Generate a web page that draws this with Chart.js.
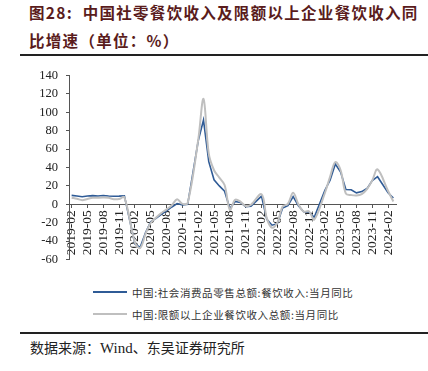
<!DOCTYPE html>
<html><head><meta charset="utf-8">
<script src="https://cdn.jsdelivr.net/npm/chart.js@4.4.1/dist/chart.umd.min.js"></script>
<style>
html,body{margin:0;padding:0;background:#fff;}
body{width:428px;height:371px;position:relative;overflow:hidden;font-family:"Noto Sans CJK SC",sans-serif;}
.t{position:absolute;left:29px;color:#5a1c1c;font-weight:700;font-size:15.5px;letter-spacing:1.3px;white-space:nowrap;line-height:18px;}
.rule{position:absolute;left:20px;right:0;height:2px;background:#222;}
#wrap{position:absolute;left:0;top:60px;width:428px;height:215px;}
#legend{position:absolute;left:93px;top:281px;font-size:10.5px;color:#333;letter-spacing:0.6px;}
.li{display:flex;align-items:center;height:22px;}
.sw{width:34px;height:2px;margin-right:5px;}
.src{position:absolute;left:30px;top:337px;font-size:14px;color:#222;white-space:nowrap;}
.src .w{font-family:"Liberation Serif",serif;font-size:15px;}
</style></head>
<body>
<div class="t" style="top:3px">图28:&nbsp; 中国社零餐饮收入及限额以上企业餐饮收入同</div>
<div class="t" style="top:31px">比增速（单位：%）</div>
<div class="rule" style="top:54px"></div>
<div id="wrap"><canvas id="c" width="428" height="215"></canvas></div>
<div id="legend"></div>
<div class="rule" style="top:332px"></div>
<div class="src">数据来源：<span class="w">Wind</span>、东吴证券研究所</div>
<script>
const months = [
 "2019-02","2019-03","2019-04","2019-05","2019-06","2019-07","2019-08","2019-09","2019-10","2019-11","2019-12",
 "2020-01","2020-02","2020-03","2020-04","2020-05","2020-06","2020-07","2020-08","2020-09","2020-10","2020-11","2020-12",
 "2021-01","2021-02","2021-03","2021-04","2021-05","2021-06","2021-07","2021-08","2021-09","2021-10","2021-11","2021-12",
 "2022-01","2022-02","2022-03","2022-04","2022-05","2022-06","2022-07","2022-08","2022-09","2022-10","2022-11","2022-12",
 "2023-01","2023-02","2023-03","2023-04","2023-05","2023-06","2023-07","2023-08","2023-09","2023-10","2023-11","2023-12",
 "2024-01","2024-02","2024-03"
];
const seriesNames = ["中国:社会消费品零售总额:餐饮收入:当月同比","中国:限额以上企业餐饮收入总额:当月同比"];
const retailCatering = [
 9.7, 9.0, 8.2, 9.0, 9.4, 9.1, 9.6, 9.1, 8.8, 8.9, 9.3,
 null, -43.1, -46.8, -31.1, -18.9, -15.2, -11.0, -7.0, -2.9, 0.8, -0.6, 0.0,
 null, 68.9, 91.6, 46.4, 26.6, 20.0, 14.3, -4.5, 3.1, 2.0, -2.7, -2.0,
 null, 8.9, -16.4, -22.7, -21.1, -4.0, -1.5, 8.4, -1.7, -8.1, -8.4, -14.1,
 null, 15.0, 26.3, 43.8, 35.1, 16.1, 15.8, 12.4, 13.8, 17.1, 25.8, 30.0,
 null, 12.5, 6.9
];
const aboveQuotaCatering = [
 7.2, 6.0, 4.5, 5.8, 7.0, 7.2, 7.3, 7.0, 5.6, 5.8, 7.6,
 null, -41.6, -47.5, -32.5, -20.0, -14.5, -9.5, -5.5, -1.0, 5.5, 0.5, 1.5,
 null, 70.0, 114.5, 55.0, 37.0, 29.0, 21.0, -6.0, 5.0, 3.0, -2.0, -0.5,
 null, 11.0, -15.0, -25.5, -20.0, -2.5, 0.5, 12.5, 0.0, -8.0, -7.5, -16.5,
 null, 12.0, 30.0, 46.0, 37.0, 11.5, 10.0, 9.5, 11.0, 16.5, 26.0, 38.0,
 null, 14.5, 3.0
];
const yTicks = {min: -60, max: 140, step: 20};
const colors = ["#2f5b96", "#bfbfbf"];

const axisColor = "#555";
const yFont = {family: "Liberation Serif", size: 12.5};
const xFont = {family: "Liberation Serif", size: 13.5};
const chart = new Chart(document.getElementById("c"), {
  type: "line",
  data: {
    labels: months,
    datasets: [
      {label: seriesNames[0], data: retailCatering, borderColor: colors[0], borderWidth: 1.6, tension: 0, pointRadius: 0, spanGaps: true, order: 1},
      {label: seriesNames[1], data: aboveQuotaCatering, borderColor: colors[1], borderWidth: 2, tension: 0.35, pointRadius: 0, spanGaps: true, order: 0}
    ]
  },
  options: {
    responsive: false,
    animation: false,
    layout: {padding: {left: 0, right: 32, top: 15, bottom: 10}},
    plugins: {legend: {display: false}, tooltip: {enabled: false}},
    scales: {
      x: {
        position: {y: 0},
        offset: true,
        grid: {display: true, drawOnChartArea: false, drawTicks: true, tickLength: 3, color: axisColor, offset: false},
        border: {display: true, color: axisColor, width: 1},
        afterBuildTicks: s => { s.ticks = s.ticks.filter(t => t.value % 3 === 0); },
        ticks: {autoSkip: false, maxRotation: 90, minRotation: 90, padding: 3, color: "#222", font: xFont,
          callback: function(v){ return this.getLabelForValue(v); }}
      },
      y: {
        min: yTicks.min, max: yTicks.max,
        afterFit: s => { s.width = 69; },
        grid: {display: true, drawOnChartArea: false, drawTicks: true, tickLength: 3, color: axisColor},
        border: {display: true, color: axisColor, width: 1},
        ticks: {stepSize: yTicks.step, padding: 8, color: "#222", font: yFont}
      }
    }
  }
});

const lg = document.getElementById("legend");
chart.data.datasets.forEach(ds => {
  const row = document.createElement("div"); row.className = "li";
  const sw = document.createElement("span"); sw.className = "sw"; sw.style.background = ds.borderColor;
  const tx = document.createElement("span"); tx.textContent = ds.label;
  row.appendChild(sw); row.appendChild(tx); lg.appendChild(row);
});
</script>
</body></html>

| Task requirements |
Working from the lines above, reproduce the material exactly and exclude its pictures.

| Reply to the task |
Generate a web page that draws this with Chart.js.
<!DOCTYPE html>
<html><head><meta charset="utf-8">
<script src="https://cdn.jsdelivr.net/npm/chart.js@4.4.1/dist/chart.umd.min.js"></script>
<style>
html,body{margin:0;padding:0;background:#fff;}
body{width:428px;height:371px;position:relative;overflow:hidden;font-family:"Noto Sans CJK SC",sans-serif;}
.t{position:absolute;left:29px;color:#5a1c1c;font-weight:700;font-size:15.5px;letter-spacing:1.3px;white-space:nowrap;line-height:18px;}
.rule{position:absolute;left:20px;right:0;height:2px;background:#222;}
#wrap{position:absolute;left:0;top:60px;width:428px;height:215px;}
#legend{position:absolute;left:93px;top:281px;font-size:10.5px;color:#333;letter-spacing:0.6px;}
.li{display:flex;align-items:center;height:22px;}
.sw{width:34px;height:2px;margin-right:5px;}
.src{position:absolute;left:30px;top:337px;font-size:14px;color:#222;white-space:nowrap;}
.src .w{font-family:"Liberation Serif",serif;font-size:15px;}
</style></head>
<body>
<div class="t" style="top:3px">图28:&nbsp; 中国社零餐饮收入及限额以上企业餐饮收入同</div>
<div class="t" style="top:31px">比增速（单位：%）</div>
<div class="rule" style="top:54px"></div>
<div id="wrap"><canvas id="c" width="428" height="215"></canvas></div>
<div id="legend"></div>
<div class="rule" style="top:332px"></div>
<div class="src">数据来源：<span class="w">Wind</span>、东吴证券研究所</div>
<script>
const months = [
 "2019-02","2019-03","2019-04","2019-05","2019-06","2019-07","2019-08","2019-09","2019-10","2019-11","2019-12",
 "2020-01","2020-02","2020-03","2020-04","2020-05","2020-06","2020-07","2020-08","2020-09","2020-10","2020-11","2020-12",
 "2021-01","2021-02","2021-03","2021-04","2021-05","2021-06","2021-07","2021-08","2021-09","2021-10","2021-11","2021-12",
 "2022-01","2022-02","2022-03","2022-04","2022-05","2022-06","2022-07","2022-08","2022-09","2022-10","2022-11","2022-12",
 "2023-01","2023-02","2023-03","2023-04","2023-05","2023-06","2023-07","2023-08","2023-09","2023-10","2023-11","2023-12",
 "2024-01","2024-02","2024-03"
];
const seriesNames = ["中国:社会消费品零售总额:餐饮收入:当月同比","中国:限额以上企业餐饮收入总额:当月同比"];
const retailCatering = [
 9.7, 9.0, 8.2, 9.0, 9.4, 9.1, 9.6, 9.1, 8.8, 8.9, 9.3,
 null, -43.1, -46.8, -31.1, -18.9, -15.2, -11.0, -7.0, -2.9, 0.8, -0.6, 0.0,
 null, 68.9, 91.6, 46.4, 26.6, 20.0, 14.3, -4.5, 3.1, 2.0, -2.7, -2.0,
 null, 8.9, -16.4, -22.7, -21.1, -4.0, -1.5, 8.4, -1.7, -8.1, -8.4, -14.1,
 null, 15.0, 26.3, 43.8, 35.1, 16.1, 15.8, 12.4, 13.8, 17.1, 25.8, 30.0,
 null, 12.5, 6.9
];
const aboveQuotaCatering = [
 7.2, 6.0, 4.5, 5.8, 7.0, 7.2, 7.3, 7.0, 5.6, 5.8, 7.6,
 null, -41.6, -47.5, -32.5, -20.0, -14.5, -9.5, -5.5, -1.0, 5.5, 0.5, 1.5,
 null, 70.0, 114.5, 55.0, 37.0, 29.0, 21.0, -6.0, 5.0, 3.0, -2.0, -0.5,
 null, 11.0, -15.0, -25.5, -20.0, -2.5, 0.5, 12.5, 0.0, -8.0, -7.5, -16.5,
 null, 12.0, 30.0, 46.0, 37.0, 11.5, 10.0, 9.5, 11.0, 16.5, 26.0, 38.0,
 null, 14.5, 3.0
];
const yTicks = {min: -60, max: 140, step: 20};
const colors = ["#2f5b96", "#bfbfbf"];

const axisColor = "#555";
const yFont = {family: "Liberation Serif", size: 12.5};
const xFont = {family: "Liberation Serif", size: 13.5};
const chart = new Chart(document.getElementById("c"), {
  type: "line",
  data: {
    labels: months,
    datasets: [
      {label: seriesNames[0], data: retailCatering, borderColor: colors[0], borderWidth: 1.6, tension: 0, pointRadius: 0, spanGaps: true, order: 1},
      {label: seriesNames[1], data: aboveQuotaCatering, borderColor: colors[1], borderWidth: 2, tension: 0.35, pointRadius: 0, spanGaps: true, order: 0}
    ]
  },
  options: {
    responsive: false,
    animation: false,
    layout: {padding: {left: 0, right: 32, top: 15, bottom: 10}},
    plugins: {legend: {display: false}, tooltip: {enabled: false}},
    scales: {
      x: {
        position: {y: 0},
        offset: true,
        grid: {display: true, drawOnChartArea: false, drawTicks: true, tickLength: 3, color: axisColor, offset: false},
        border: {display: true, color: axisColor, width: 1},
        afterBuildTicks: s => { s.ticks = s.ticks.filter(t => t.value % 3 === 0); },
        ticks: {autoSkip: false, maxRotation: 90, minRotation: 90, padding: 3, color: "#222", font: xFont,
          callback: function(v){ return this.getLabelForValue(v); }}
      },
      y: {
        min: yTicks.min, max: yTicks.max,
        afterFit: s => { s.width = 69; },
        grid: {display: true, drawOnChartArea: false, drawTicks: true, tickLength: 3, color: axisColor},
        border: {display: true, color: axisColor, width: 1},
        ticks: {stepSize: yTicks.step, padding: 8, color: "#222", font: yFont}
      }
    }
  }
});

const lg = document.getElementById("legend");
chart.data.datasets.forEach(ds => {
  const row = document.createElement("div"); row.className = "li";
  const sw = document.createElement("span"); sw.className = "sw"; sw.style.background = ds.borderColor;
  const tx = document.createElement("span"); tx.textContent = ds.label;
  row.appendChild(sw); row.appendChild(tx); lg.appendChild(row);
});
</script>
</body></html>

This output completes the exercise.